Quand elles sont groupées, solidaires ou mitoyennes, les lignes semblent échouées là comme après un cataclysme qui leur aurait donné leurs formes tortueuses. Sous la main de l’artiste la forme devient difformité, et les lignes recroquevillées, comme traumatisées, s’appuient parfois les unes contre les autres comme pour trouver leur équilibre, confuses et empruntées sur le parquet de la galerie.

Dans l’œuvre de Venet, les Lignes indéterminée remontent aux années 1980, avec l’exploit technique et physique de la torsion de ces épaisses poutrelles d’acier de section carrée, à l’opposé de toute gestualité expressive et de toute intervention subjective.
Les nouvelles Lignes indéterminées sont beaucoup plus aléatoires, moins contrôlées, afin de libérer davantage la sculpture de toute contrainte de composition et de « l’utopie d’un ordre idéal ».
Elles témoignent d’un dur combat que l’artiste a mené avec la matière pour la plier (au sens propre) à sa volonté, tout en lui concédant une certaine autonomie, et en maintenant sensibles ses caractères propres : la couleur (rouille ou noire), le poids, la rigidité et la froideur du métal qui a été chauffé.

Ces pièces présente le grand intérêt de conserver une taille humaine, contrairement à celles plus monumentales, dans lesquelles dominent le gigantisme et la prouesse technique, présentées dans différents sites urbains : dernièrement le jardin des Tuileries, bientôt Park Avenue à New-York.

Les Lignes indéterminées confrontent deux forces : la force intrinsèque de la matière et de la forme, et la force plus extrinsèque qui définit l’espace entourant la sculpture et agit sur lui. Selon Bernar Venet, les Lignes indéterminées créent «une altération, une désorganisation, une perturbation» de l’espace.
Pour Catherine Millet les Lignes Indéterminées «se déploient dans l’espace mais sans négocier avec lui.
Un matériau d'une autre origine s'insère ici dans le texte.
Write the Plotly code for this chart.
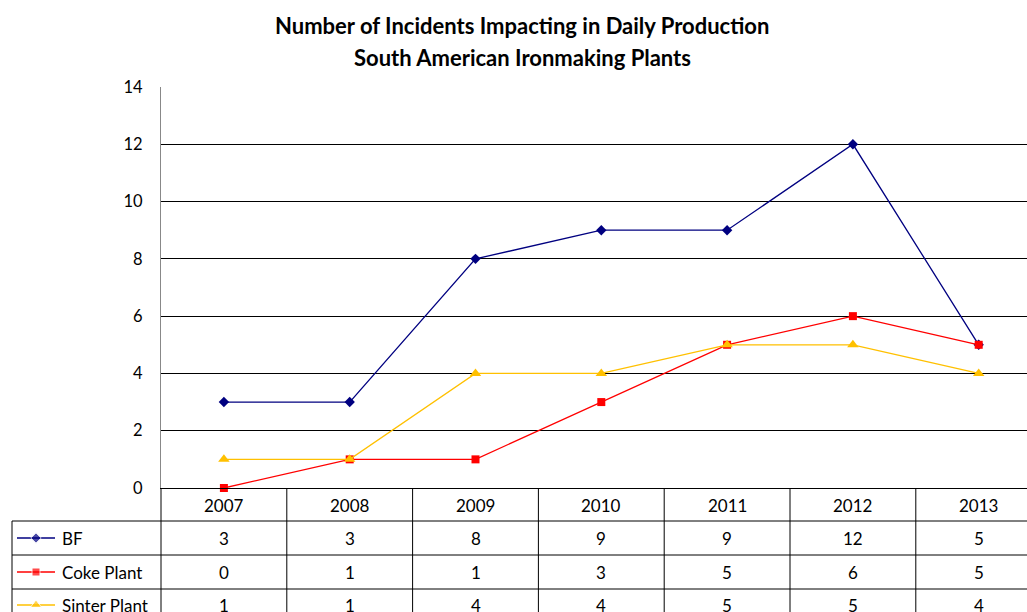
import plotly.graph_objects as go

years = ["2007", "2008", "2009", "2010", "2011", "2012", "2013"]
bf = [3, 3, 8, 9, 9, 12, 5]
coke = [0, 1, 1, 3, 5, 6, 5]
sinter = [1, 1, 4, 4, 5, 5, 4]
series_names = ["BF", "Coke Plant", "Sinter Plant"]
series_vals = [bf, coke, sinter]
colors = ["#000080", "#FF0000", "#FFC000"]
symbols = ["diamond", "square", "triangle-up"]
msizes = [8, 8, 10]

W, H = 1027, 612
FONT = "Lato"

def px(x):
    return x / W

def py(y):
    return 1 - y / H

fig = go.Figure()
xi = list(range(len(years)))
for name, vals, c, s, ms in zip(series_names, series_vals, colors, symbols, msizes):
    fig.add_trace(go.Scatter(
        x=xi, y=vals, name=name, mode="lines+markers",
        line=dict(color=c, width=1.3),
        marker=dict(symbol=s, size=ms, color=c),
        cliponaxis=False, showlegend=False,
    ))

row_y = [538, 572, 605]
for i, (c, s, ms) in enumerate(zip(colors, symbols, msizes)):
    fig.add_trace(go.Scatter(
        x=[17, 36, 55], y=[row_y[i]] * 3, mode="lines+markers",
        line=dict(color=c, width=1.3),
        marker=dict(symbol=s, size=[0, ms, 0], color=c),
        xaxis="x2", yaxis="y2", showlegend=False, hoverinfo="skip",
        cliponaxis=False,
    ))

x_left = 161
step = 125.8
x_hi = -0.5 + (W - x_left) / step

fig.update_layout(
    width=W, height=H, autosize=False,
    margin=dict(l=0, r=0, t=0, b=0, pad=0),
    paper_bgcolor="white", plot_bgcolor="rgba(0,0,0,0)",
    font=dict(family=FONT, size=16, color="#000"),
    xaxis=dict(domain=[px(x_left), 1], range=[-0.5, x_hi], showgrid=False,
               showticklabels=False, ticks="", zeroline=False, automargin=False,
               showline=True, linecolor="#000", linewidth=1),
    yaxis=dict(domain=[py(488), py(87)], range=[0, 14], dtick=2,
               showgrid=True, gridcolor="#000", gridwidth=1, automargin=False,
               zeroline=False, showline=True, linecolor="#888", linewidth=1,
               ticks="", ticklabelstandoff=14,
               tickfont=dict(family=FONT, size=16.5)),
    xaxis2=dict(domain=[0, 1], range=[0, W], visible=False, anchor="y2"),
    yaxis2=dict(domain=[0, 1], range=[H, 0], visible=False, anchor="x2"),
)

shapes = []
line = dict(color="#000", width=1)
for y in [521, 555, 589]:
    shapes.append(dict(type="line", xref="paper", yref="paper",
                       x0=px(12), x1=1, y0=py(y), y1=py(y), line=line))
shapes.append(dict(type="line", xref="paper", yref="paper",
                   x0=px(12), x1=px(12), y0=py(521), y1=0, line=line))
shapes.append(dict(type="line", xref="paper", yref="paper",
                   x0=px(x_left), x1=px(x_left), y0=py(488), y1=0, line=line))
for i in range(len(years) - 1):
    shapes.append(dict(type="line", xref="x", yref="paper",
                       x0=i + 0.5, x1=i + 0.5, y0=py(488), y1=0, line=line))
fig.update_layout(shapes=shapes)

ann = []
for i, yr in enumerate(years):
    ann.append(dict(x=i, y=py(505), xref="x", yref="paper", text=yr,
                    yanchor="middle", showarrow=False, font=dict(size=17)))
for r, (name, vals) in enumerate(zip(series_names, series_vals)):
    for i, v in enumerate(vals):
        ann.append(dict(x=i, y=py(row_y[r]), xref="x", yref="paper", text=str(v),
                        yanchor="middle", showarrow=False, font=dict(size=17)))
    ann.append(dict(x=px(60), y=py(row_y[r]), xref="paper", yref="paper",
                    text=name, showarrow=False, xanchor="left", yanchor="middle",
                    font=dict(size=17)))
ann.append(dict(x=px(522), y=py(26), xref="paper", yref="paper",
                text="<b>Number of Incidents Impacting in Daily Production</b>",
                xanchor="center", yanchor="middle",
                showarrow=False, font=dict(size=22)))
ann.append(dict(x=px(522), y=py(57), xref="paper", yref="paper",
                text="<b>South American Ironmaking Plants</b>",
                xanchor="center", yanchor="middle",
                showarrow=False, font=dict(size=22)))
fig.update_layout(annotations=ann)

fig.write_html("out.html", config={"displayModeBar": False},
               post_script="document.body.style.margin='0';document.body.style.overflow='hidden';")
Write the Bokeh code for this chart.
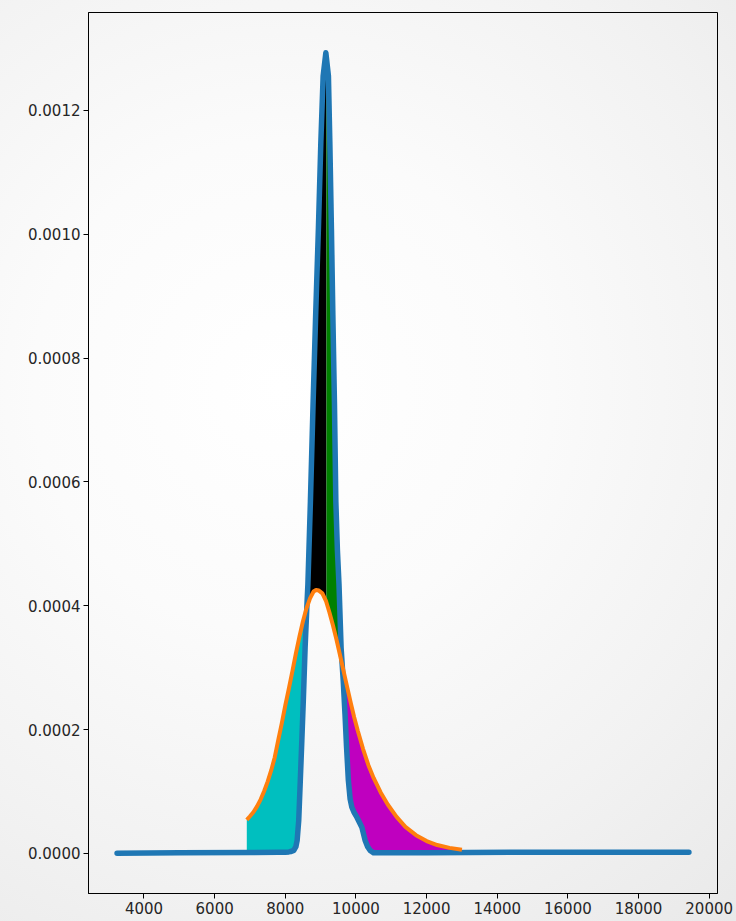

Elles ont fonction non de définir l’espace mais de le rendre aussi indéterminé qu’elles».

Les sculptures de Venet suggèrent autant l’éclatement que le resserrement ; autant la chaleur que le froid ; autant l’indétermination de l’objet final, sans but et sans origine, que l’extrême maîtrise artistique.

Enfin, quand Bernar Venet libère ses nouvelles Lignes Indéterminées de toute contrainte technique ou physique pour leur donner vie et corps de manière presque autonome, il se situe au-delà du clivage entre abstraction et figuration.